En la figura del monarca español confluían las tensiones y aspiraciones de reinos y provincias, cuerpos e individuos. Todos querían «lo suyo»: merced, limosna, oficio, beneficio o renta. Nobleza de sangre y de servicio, príncipes de la iglesia y poderosas órdenes religiosas, el papa de Roma, las ciudades gobernadas por patriciados de banqueros y mercaderes, caciques indígenas americanos y comunidades de negros libres, acudían al monarca en busca de justicia, ayuda, regalo y perdón.
La monarquía global
La monarquía global española de Felipe II representó el modelo más sofisticado de maquinaria administrativa existente hasta el siglo XVI. A las bancarrotas causadas por las guerras europeas, tuvo que hacer frente del único modo posible, entregando rentas e instituciones a cambio de dinero. La decadencia de los Austrias llamados menores, que gobiernan hasta 1700, encubre que, en realidad, el imperio español tenía su centro de gravedad en el Virreinato de Nueva España –México- y sus mecanismos constitucionales monárquicos funcionaron bien. La monarquía española garantizó mediante sofisticados y eficaces mecanismos de compensación a escala global que el imperio continuara existiendo, de Patagonia a Alaska y de Filipinas a Nápoles.
Nación de ciudadanos
La llegada de los Borbones implicó la territorialización del poder. Si este quería ser moderno, no podía delegarse. Cuerpos de ingenieros, militares, marinos, llevaron la presencia del monarca y del Estado donde hizo falta.
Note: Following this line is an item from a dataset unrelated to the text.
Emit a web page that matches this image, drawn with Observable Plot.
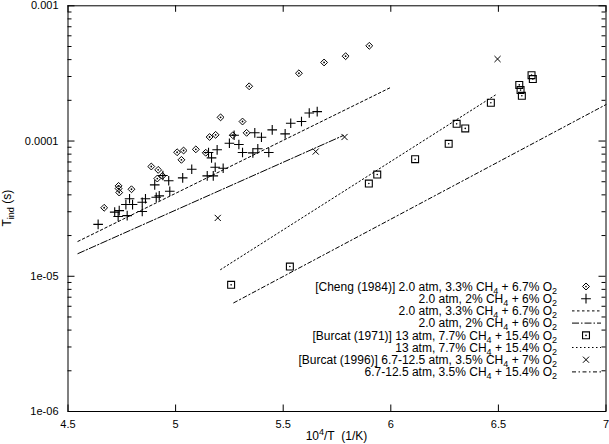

A comienzos del siglo XIX, la configuración de la nación de ciudadanos, definida por la igualdad ante la ley, estuvo condicionada tanto por la catastrófica invasión napoleónica de 1808 como por la guerra civil en el seno de las elites. Eso que llaman las «Dos Españas» ha empezado siempre con la incapacidad de conciliación de poderes y facciones sobre los dos modelos posibles de nación. El que se funda sobre el privilegio de una supuesta comunidad de elegidos y el que se reconoce en la moderna ciudadanía.
Ambas repúblicas españolas, en 1871 y en 1931, exacerbaron esas diferencias y carecieron en la práctica de civilidad. Por eso es tan peligrosa la actual demagogia sobre la forma de Estado. La monarquía es lo que nos ha permitido ser españoles. Ha sido la fuerza invisible que ha configurado la nación. Sin ella, nada común puede prevalecer.